## Start

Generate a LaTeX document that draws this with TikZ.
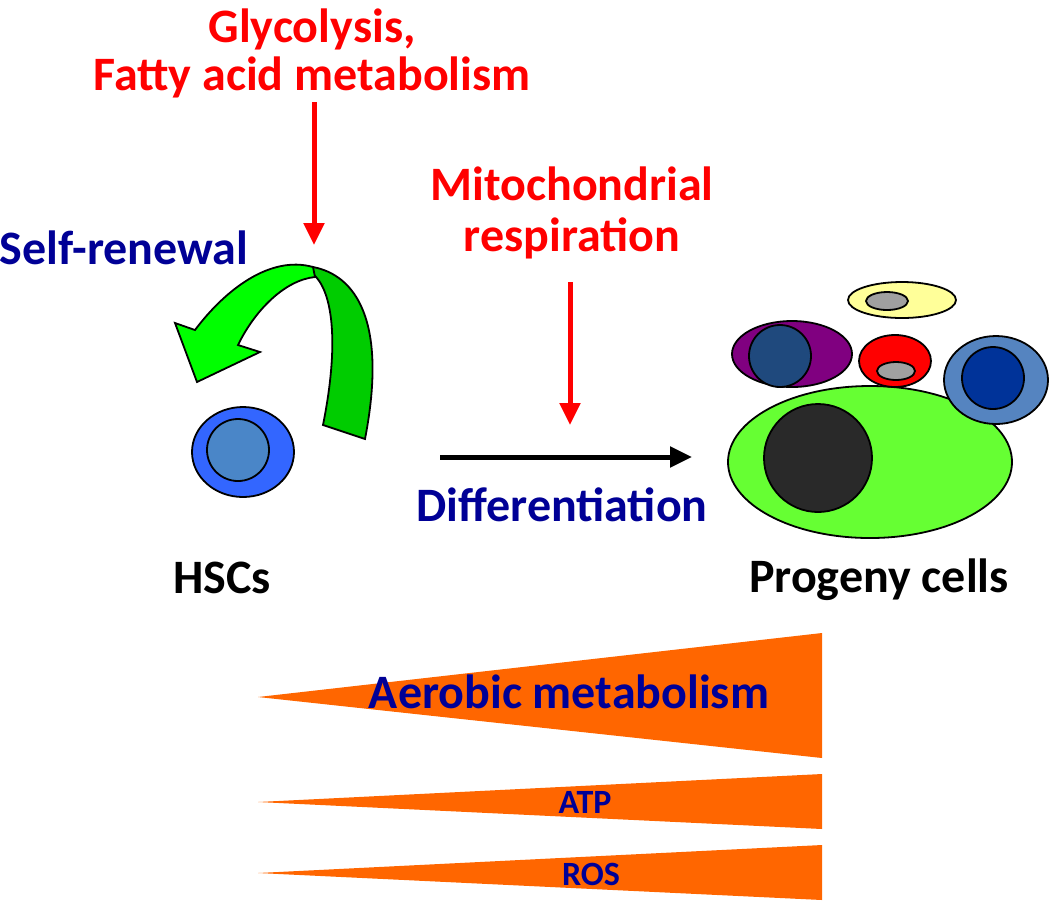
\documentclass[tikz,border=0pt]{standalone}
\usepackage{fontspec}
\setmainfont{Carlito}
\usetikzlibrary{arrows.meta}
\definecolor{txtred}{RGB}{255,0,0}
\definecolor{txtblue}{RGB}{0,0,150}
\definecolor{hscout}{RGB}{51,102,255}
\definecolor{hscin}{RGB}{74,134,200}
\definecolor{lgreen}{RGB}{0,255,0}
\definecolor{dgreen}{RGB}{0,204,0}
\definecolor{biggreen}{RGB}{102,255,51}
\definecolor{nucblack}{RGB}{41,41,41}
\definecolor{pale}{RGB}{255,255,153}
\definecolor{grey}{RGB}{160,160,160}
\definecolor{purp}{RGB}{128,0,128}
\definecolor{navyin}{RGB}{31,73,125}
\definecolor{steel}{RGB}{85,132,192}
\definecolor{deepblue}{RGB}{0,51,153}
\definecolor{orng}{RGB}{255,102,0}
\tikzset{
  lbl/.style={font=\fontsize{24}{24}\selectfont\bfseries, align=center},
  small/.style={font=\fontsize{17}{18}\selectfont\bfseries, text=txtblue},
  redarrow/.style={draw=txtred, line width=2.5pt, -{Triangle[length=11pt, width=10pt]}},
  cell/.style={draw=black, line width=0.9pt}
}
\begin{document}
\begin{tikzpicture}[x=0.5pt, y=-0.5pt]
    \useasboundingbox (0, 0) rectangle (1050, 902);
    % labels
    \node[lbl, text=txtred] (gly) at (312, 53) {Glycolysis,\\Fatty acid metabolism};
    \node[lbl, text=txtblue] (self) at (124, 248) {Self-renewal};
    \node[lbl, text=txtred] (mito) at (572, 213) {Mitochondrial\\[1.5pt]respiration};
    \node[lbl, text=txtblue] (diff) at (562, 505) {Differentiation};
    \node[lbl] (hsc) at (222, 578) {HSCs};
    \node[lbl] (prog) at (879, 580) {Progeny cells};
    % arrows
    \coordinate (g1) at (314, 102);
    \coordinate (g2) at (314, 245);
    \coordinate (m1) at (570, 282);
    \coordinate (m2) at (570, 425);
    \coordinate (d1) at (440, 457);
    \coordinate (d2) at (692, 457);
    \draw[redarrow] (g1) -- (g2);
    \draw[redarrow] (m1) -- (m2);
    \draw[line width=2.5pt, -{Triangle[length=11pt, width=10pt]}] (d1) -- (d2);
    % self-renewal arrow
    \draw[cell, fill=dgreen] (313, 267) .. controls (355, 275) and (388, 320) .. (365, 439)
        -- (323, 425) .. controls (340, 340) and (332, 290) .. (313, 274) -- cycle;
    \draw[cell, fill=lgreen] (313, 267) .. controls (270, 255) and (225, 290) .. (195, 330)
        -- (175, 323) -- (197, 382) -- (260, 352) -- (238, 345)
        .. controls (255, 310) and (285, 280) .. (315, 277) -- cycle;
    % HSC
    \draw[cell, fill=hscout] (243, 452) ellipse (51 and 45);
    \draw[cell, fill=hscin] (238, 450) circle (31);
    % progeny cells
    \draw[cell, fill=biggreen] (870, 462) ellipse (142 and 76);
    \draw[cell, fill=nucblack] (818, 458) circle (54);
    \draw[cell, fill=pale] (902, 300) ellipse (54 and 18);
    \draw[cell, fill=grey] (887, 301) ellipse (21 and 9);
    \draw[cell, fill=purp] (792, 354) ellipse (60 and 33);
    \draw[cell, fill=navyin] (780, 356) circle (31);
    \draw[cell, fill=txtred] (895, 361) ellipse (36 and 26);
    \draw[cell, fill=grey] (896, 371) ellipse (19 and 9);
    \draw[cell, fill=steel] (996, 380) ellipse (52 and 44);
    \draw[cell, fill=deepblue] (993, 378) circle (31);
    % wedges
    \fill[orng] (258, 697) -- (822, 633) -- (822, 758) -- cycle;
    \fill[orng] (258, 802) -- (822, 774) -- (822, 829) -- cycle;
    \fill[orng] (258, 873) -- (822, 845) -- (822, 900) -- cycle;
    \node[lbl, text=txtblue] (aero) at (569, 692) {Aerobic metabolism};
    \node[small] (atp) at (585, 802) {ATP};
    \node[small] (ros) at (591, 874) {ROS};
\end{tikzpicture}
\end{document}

## End

**Stated exercise**
Your task is to reproduce all of the material exactly. The pictures stay out.

**Solution to the problem**
Generate a LaTeX document that draws this with TikZ.
\documentclass[tikz,border=0pt]{standalone}
\usepackage{fontspec}
\setmainfont{Carlito}
\usetikzlibrary{arrows.meta}
\definecolor{txtred}{RGB}{255,0,0}
\definecolor{txtblue}{RGB}{0,0,150}
\definecolor{hscout}{RGB}{51,102,255}
\definecolor{hscin}{RGB}{74,134,200}
\definecolor{lgreen}{RGB}{0,255,0}
\definecolor{dgreen}{RGB}{0,204,0}
\definecolor{biggreen}{RGB}{102,255,51}
\definecolor{nucblack}{RGB}{41,41,41}
\definecolor{pale}{RGB}{255,255,153}
\definecolor{grey}{RGB}{160,160,160}
\definecolor{purp}{RGB}{128,0,128}
\definecolor{navyin}{RGB}{31,73,125}
\definecolor{steel}{RGB}{85,132,192}
\definecolor{deepblue}{RGB}{0,51,153}
\definecolor{orng}{RGB}{255,102,0}
\tikzset{
  lbl/.style={font=\fontsize{24}{24}\selectfont\bfseries, align=center},
  small/.style={font=\fontsize{17}{18}\selectfont\bfseries, text=txtblue},
  redarrow/.style={draw=txtred, line width=2.5pt, -{Triangle[length=11pt, width=10pt]}},
  cell/.style={draw=black, line width=0.9pt}
}
\begin{document}
\begin{tikzpicture}[x=0.5pt, y=-0.5pt]
    \useasboundingbox (0, 0) rectangle (1050, 902);
    % labels
    \node[lbl, text=txtred] (gly) at (312, 53) {Glycolysis,\\Fatty acid metabolism};
    \node[lbl, text=txtblue] (self) at (124, 248) {Self-renewal};
    \node[lbl, text=txtred] (mito) at (572, 213) {Mitochondrial\\[1.5pt]respiration};
    \node[lbl, text=txtblue] (diff) at (562, 505) {Differentiation};
    \node[lbl] (hsc) at (222, 578) {HSCs};
    \node[lbl] (prog) at (879, 580) {Progeny cells};
    % arrows
    \coordinate (g1) at (314, 102);
    \coordinate (g2) at (314, 245);
    \coordinate (m1) at (570, 282);
    \coordinate (m2) at (570, 425);
    \coordinate (d1) at (440, 457);
    \coordinate (d2) at (692, 457);
    \draw[redarrow] (g1) -- (g2);
    \draw[redarrow] (m1) -- (m2);
    \draw[line width=2.5pt, -{Triangle[length=11pt, width=10pt]}] (d1) -- (d2);
    % self-renewal arrow
    \draw[cell, fill=dgreen] (313, 267) .. controls (355, 275) and (388, 320) .. (365, 439)
        -- (323, 425) .. controls (340, 340) and (332, 290) .. (313, 274) -- cycle;
    \draw[cell, fill=lgreen] (313, 267) .. controls (270, 255) and (225, 290) .. (195, 330)
        -- (175, 323) -- (197, 382) -- (260, 352) -- (238, 345)
        .. controls (255, 310) and (285, 280) .. (315, 277) -- cycle;
    % HSC
    \draw[cell, fill=hscout] (243, 452) ellipse (51 and 45);
    \draw[cell, fill=hscin] (238, 450) circle (31);
    % progeny cells
    \draw[cell, fill=biggreen] (870, 462) ellipse (142 and 76);
    \draw[cell, fill=nucblack] (818, 458) circle (54);
    \draw[cell, fill=pale] (902, 300) ellipse (54 and 18);
    \draw[cell, fill=grey] (887, 301) ellipse (21 and 9);
    \draw[cell, fill=purp] (792, 354) ellipse (60 and 33);
    \draw[cell, fill=navyin] (780, 356) circle (31);
    \draw[cell, fill=txtred] (895, 361) ellipse (36 and 26);
    \draw[cell, fill=grey] (896, 371) ellipse (19 and 9);
    \draw[cell, fill=steel] (996, 380) ellipse (52 and 44);
    \draw[cell, fill=deepblue] (993, 378) circle (31);
    % wedges
    \fill[orng] (258, 697) -- (822, 633) -- (822, 758) -- cycle;
    \fill[orng] (258, 802) -- (822, 774) -- (822, 829) -- cycle;
    \fill[orng] (258, 873) -- (822, 845) -- (822, 900) -- cycle;
    \node[lbl, text=txtblue] (aero) at (569, 692) {Aerobic metabolism};
    \node[small] (atp) at (585, 802) {ATP};
    \node[small] (ros) at (591, 874) {ROS};
\end{tikzpicture}
\end{document}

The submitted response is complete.